■ **What you will do**
Retype all of the listing exactly, passing over any picture you find.

-- begin Data to use --

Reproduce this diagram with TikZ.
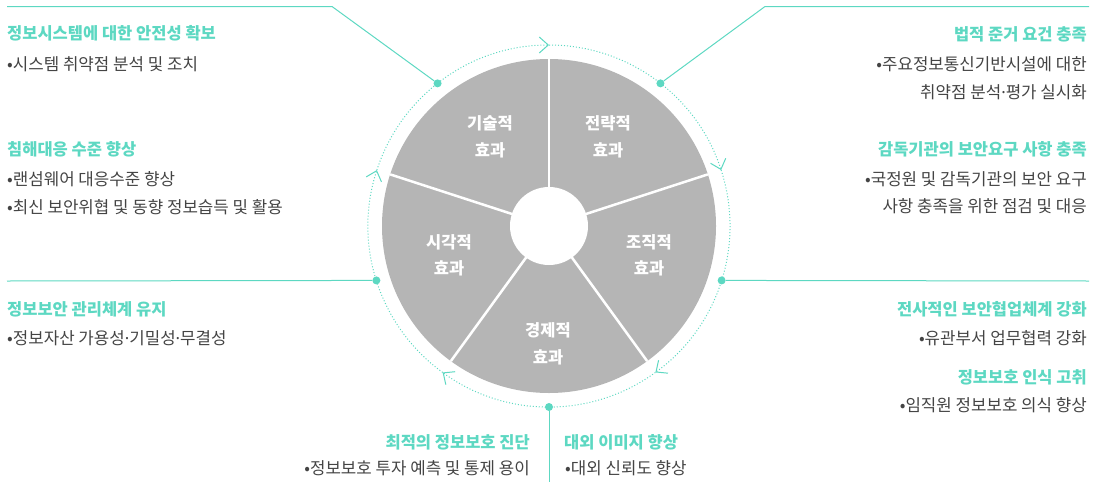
\documentclass[tikz,border=0pt]{standalone}
\usepackage{fontspec}
\setmainfont{Noto Sans CJK KR}
\newfontfamily\dotfont{Noto Sans}
\newcommand\mdot{{\dotfont ·}}
\usetikzlibrary{arrows.meta}
\definecolor{mint}{HTML}{5DD8C2}
\definecolor{pie}{HTML}{B5B5B5}
\definecolor{ink}{HTML}{444444}
\begin{document}
\begin{tikzpicture}[x=1pt,y=1pt,
  head/.style={inner sep=0pt,text=mint,font=\bfseries\fontsize{16.5}{18}\selectfont},
  item/.style={inner sep=0pt,text=ink,font=\fontsize{16.8}{18}\selectfont},
  part/.style={anchor=base,inner sep=0pt,text=white,font=\bfseries\fontsize{16.5}{18}\selectfont},
  dot/.style={circle,fill=mint,inner sep=0pt,minimum size=8pt},
  ring/.style={mint,dotted,line width=1pt,-{Straight Barb[length=9pt,width=16pt,line width=1pt]}},
  lead/.style={mint,line width=1pt}]
\useasboundingbox (0,0) rectangle (1105,-482);
\coordinate (c) at (549,-226);
\fill[pie] (c) circle[radius=167];
\draw[white,line width=2.5pt] (c) -- ++(90:167);
\draw[white,line width=2.5pt] (c) -- ++(18:167);
\draw[white,line width=2.5pt] (c) -- ++(-54:167);
\draw[white,line width=2.5pt] (c) -- ++(-126:167);
\draw[white,line width=2.5pt] (c) -- ++(162:167);
\fill[white] (c) circle[radius=39];
\draw[ring] (c) ++(90:181) arc[start angle=90,end angle=18,radius=181];
\draw[ring] (c) ++(18:181) arc[start angle=18,end angle=-54,radius=181];
\draw[ring] (c) ++(-54:181) arc[start angle=-54,end angle=-126,radius=181];
\draw[ring] (c) ++(-126:181) arc[start angle=-126,end angle=-198,radius=181];
\draw[ring] (c) ++(162:181) arc[start angle=162,end angle=90,radius=181];
\path (c) ++(128:181) node[dot] (d1) {};
\path (c) ++(52:181) node[dot] (d2) {};
\path (c) ++(197.5:181) node[dot] (d3) {};
\path (c) ++(-17.5:181) node[dot] (d4) {};
\path (c) ++(-90:181) node[dot] (d5) {};
\coordinate (k1) at (332,-6.5);
\coordinate (e1) at (7,-6.5);
\coordinate (k2) at (765,-6.5);
\coordinate (e2) at (1089,-6.5);
\coordinate (e3) at (7,-281);
\coordinate (e4) at (1089,-281);
\coordinate (e5) at (549,-482);
\draw[lead] (d1) -- (k1) -- (e1);
\draw[lead] (d2) -- (k2) -- (e2);
\draw[lead] (d3) -- (e3);
\draw[lead] (d4) -- (e4);
\draw[lead] (d5) -- (e5);
\node[part] (p1) at (490,-129.5) {기술적};
\node[part] (p1b) at (490,-156) {효과};
\node[part] (p2) at (608,-129.5) {전략적};
\node[part] (p2b) at (608,-156) {효과};
\node[part] (p3) at (649,-248) {조직적};
\node[part] (p3b) at (649,-274.5) {효과};
\node[part] (p4) at (449,-248) {시각적};
\node[part] (p4b) at (449,-274.5) {효과};
\node[part] (p5) at (548,-336.5) {경제적};
\node[part] (p5b) at (548,-363) {효과};
\node[head,anchor=base west] (h1) at (7,-39.5) {정보시스템에 대한 안전성 확보};
\node[item,anchor=base west] (b1) at (7,-70) {•시스템 취약점 분석 및 조치};
\node[head,anchor=base west] (h2) at (7,-155) {침해대응 수준 향상};
\node[item,anchor=base west] (b2) at (7,-185) {•랜섬웨어 대응수준 향상};
\node[item,anchor=base west] (b3) at (7,-213) {•최신 보안위협 및 동향 정보습득 및 활용};
\node[head,anchor=base west] (h3) at (7,-315) {정보보안 관리체계 유지};
\node[item,anchor=base west] (b4) at (7,-344) {•정보자산 가용성\mdot 기밀성\mdot 무결성};
\node[head,anchor=base east] (h4) at (1087,-40) {법적 준거 요건 충족};
\node[item,anchor=base east] (b5) at (1087,-70) {•주요정보통신기반시설에 대한};
\node[item,anchor=base east] (b5b) at (1087,-98.5) {취약점 분석\mdot 평가 실시화};
\node[head,anchor=base east] (h5) at (1087,-155) {감독기관의 보안요구 사항 충족};
\node[item,anchor=base east] (b6) at (1087,-185) {•국정원 및 감독기관의 보안 요구};
\node[item,anchor=base east] (b6b) at (1087,-212) {사항 충족을 위한 점검 및 대응};
\node[head,anchor=base east] (h6) at (1087,-315) {전사적인 보안협업체계 강화};
\node[item,anchor=base east] (b7) at (1087,-344) {•유관부서 업무협력 강화};
\node[head,anchor=base east] (h7) at (1087,-383) {정보보호 인식 고취};
\node[item,anchor=base east] (b8) at (1087,-411) {•임직원 정보보호 의식 향상};
\node[head,anchor=base east] (h8) at (530,-448) {최적의 정보보호 진단};
\node[item,anchor=base east] (b9) at (530,-474.5) {•정보보호 투자 예측 및 통제 용이};
\node[head,anchor=base west] (h9) at (564,-448) {대외 이미지 향상};
\node[item,anchor=base west] (b10) at (565,-474.5) {•대외 신뢰도 향상};
\end{tikzpicture}
\end{document}
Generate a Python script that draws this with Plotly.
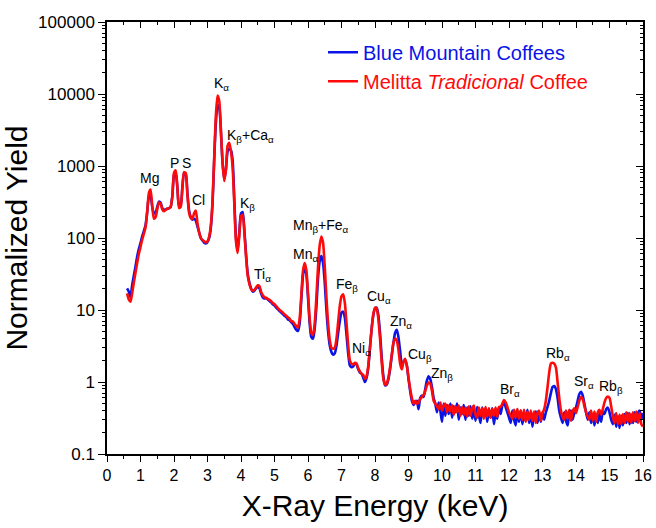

-- end Data to use --

■ **Written answer**
Reproduce this diagram with TikZ.
\documentclass[tikz,border=0pt]{standalone}
\usepackage{fontspec}
\setmainfont{Noto Sans CJK KR}
\newfontfamily\dotfont{Noto Sans}
\newcommand\mdot{{\dotfont ·}}
\usetikzlibrary{arrows.meta}
\definecolor{mint}{HTML}{5DD8C2}
\definecolor{pie}{HTML}{B5B5B5}
\definecolor{ink}{HTML}{444444}
\begin{document}
\begin{tikzpicture}[x=1pt,y=1pt,
  head/.style={inner sep=0pt,text=mint,font=\bfseries\fontsize{16.5}{18}\selectfont},
  item/.style={inner sep=0pt,text=ink,font=\fontsize{16.8}{18}\selectfont},
  part/.style={anchor=base,inner sep=0pt,text=white,font=\bfseries\fontsize{16.5}{18}\selectfont},
  dot/.style={circle,fill=mint,inner sep=0pt,minimum size=8pt},
  ring/.style={mint,dotted,line width=1pt,-{Straight Barb[length=9pt,width=16pt,line width=1pt]}},
  lead/.style={mint,line width=1pt}]
\useasboundingbox (0,0) rectangle (1105,-482);
\coordinate (c) at (549,-226);
\fill[pie] (c) circle[radius=167];
\draw[white,line width=2.5pt] (c) -- ++(90:167);
\draw[white,line width=2.5pt] (c) -- ++(18:167);
\draw[white,line width=2.5pt] (c) -- ++(-54:167);
\draw[white,line width=2.5pt] (c) -- ++(-126:167);
\draw[white,line width=2.5pt] (c) -- ++(162:167);
\fill[white] (c) circle[radius=39];
\draw[ring] (c) ++(90:181) arc[start angle=90,end angle=18,radius=181];
\draw[ring] (c) ++(18:181) arc[start angle=18,end angle=-54,radius=181];
\draw[ring] (c) ++(-54:181) arc[start angle=-54,end angle=-126,radius=181];
\draw[ring] (c) ++(-126:181) arc[start angle=-126,end angle=-198,radius=181];
\draw[ring] (c) ++(162:181) arc[start angle=162,end angle=90,radius=181];
\path (c) ++(128:181) node[dot] (d1) {};
\path (c) ++(52:181) node[dot] (d2) {};
\path (c) ++(197.5:181) node[dot] (d3) {};
\path (c) ++(-17.5:181) node[dot] (d4) {};
\path (c) ++(-90:181) node[dot] (d5) {};
\coordinate (k1) at (332,-6.5);
\coordinate (e1) at (7,-6.5);
\coordinate (k2) at (765,-6.5);
\coordinate (e2) at (1089,-6.5);
\coordinate (e3) at (7,-281);
\coordinate (e4) at (1089,-281);
\coordinate (e5) at (549,-482);
\draw[lead] (d1) -- (k1) -- (e1);
\draw[lead] (d2) -- (k2) -- (e2);
\draw[lead] (d3) -- (e3);
\draw[lead] (d4) -- (e4);
\draw[lead] (d5) -- (e5);
\node[part] (p1) at (490,-129.5) {기술적};
\node[part] (p1b) at (490,-156) {효과};
\node[part] (p2) at (608,-129.5) {전략적};
\node[part] (p2b) at (608,-156) {효과};
\node[part] (p3) at (649,-248) {조직적};
\node[part] (p3b) at (649,-274.5) {효과};
\node[part] (p4) at (449,-248) {시각적};
\node[part] (p4b) at (449,-274.5) {효과};
\node[part] (p5) at (548,-336.5) {경제적};
\node[part] (p5b) at (548,-363) {효과};
\node[head,anchor=base west] (h1) at (7,-39.5) {정보시스템에 대한 안전성 확보};
\node[item,anchor=base west] (b1) at (7,-70) {•시스템 취약점 분석 및 조치};
\node[head,anchor=base west] (h2) at (7,-155) {침해대응 수준 향상};
\node[item,anchor=base west] (b2) at (7,-185) {•랜섬웨어 대응수준 향상};
\node[item,anchor=base west] (b3) at (7,-213) {•최신 보안위협 및 동향 정보습득 및 활용};
\node[head,anchor=base west] (h3) at (7,-315) {정보보안 관리체계 유지};
\node[item,anchor=base west] (b4) at (7,-344) {•정보자산 가용성\mdot 기밀성\mdot 무결성};
\node[head,anchor=base east] (h4) at (1087,-40) {법적 준거 요건 충족};
\node[item,anchor=base east] (b5) at (1087,-70) {•주요정보통신기반시설에 대한};
\node[item,anchor=base east] (b5b) at (1087,-98.5) {취약점 분석\mdot 평가 실시화};
\node[head,anchor=base east] (h5) at (1087,-155) {감독기관의 보안요구 사항 충족};
\node[item,anchor=base east] (b6) at (1087,-185) {•국정원 및 감독기관의 보안 요구};
\node[item,anchor=base east] (b6b) at (1087,-212) {사항 충족을 위한 점검 및 대응};
\node[head,anchor=base east] (h6) at (1087,-315) {전사적인 보안협업체계 강화};
\node[item,anchor=base east] (b7) at (1087,-344) {•유관부서 업무협력 강화};
\node[head,anchor=base east] (h7) at (1087,-383) {정보보호 인식 고취};
\node[item,anchor=base east] (b8) at (1087,-411) {•임직원 정보보호 의식 향상};
\node[head,anchor=base east] (h8) at (530,-448) {최적의 정보보호 진단};
\node[item,anchor=base east] (b9) at (530,-474.5) {•정보보호 투자 예측 및 통제 용이};
\node[head,anchor=base west] (h9) at (564,-448) {대외 이미지 향상};
\node[item,anchor=base west] (b10) at (565,-474.5) {•대외 신뢰도 향상};
\end{tikzpicture}
\end{document}
Generate a Python script that draws this with Plotly.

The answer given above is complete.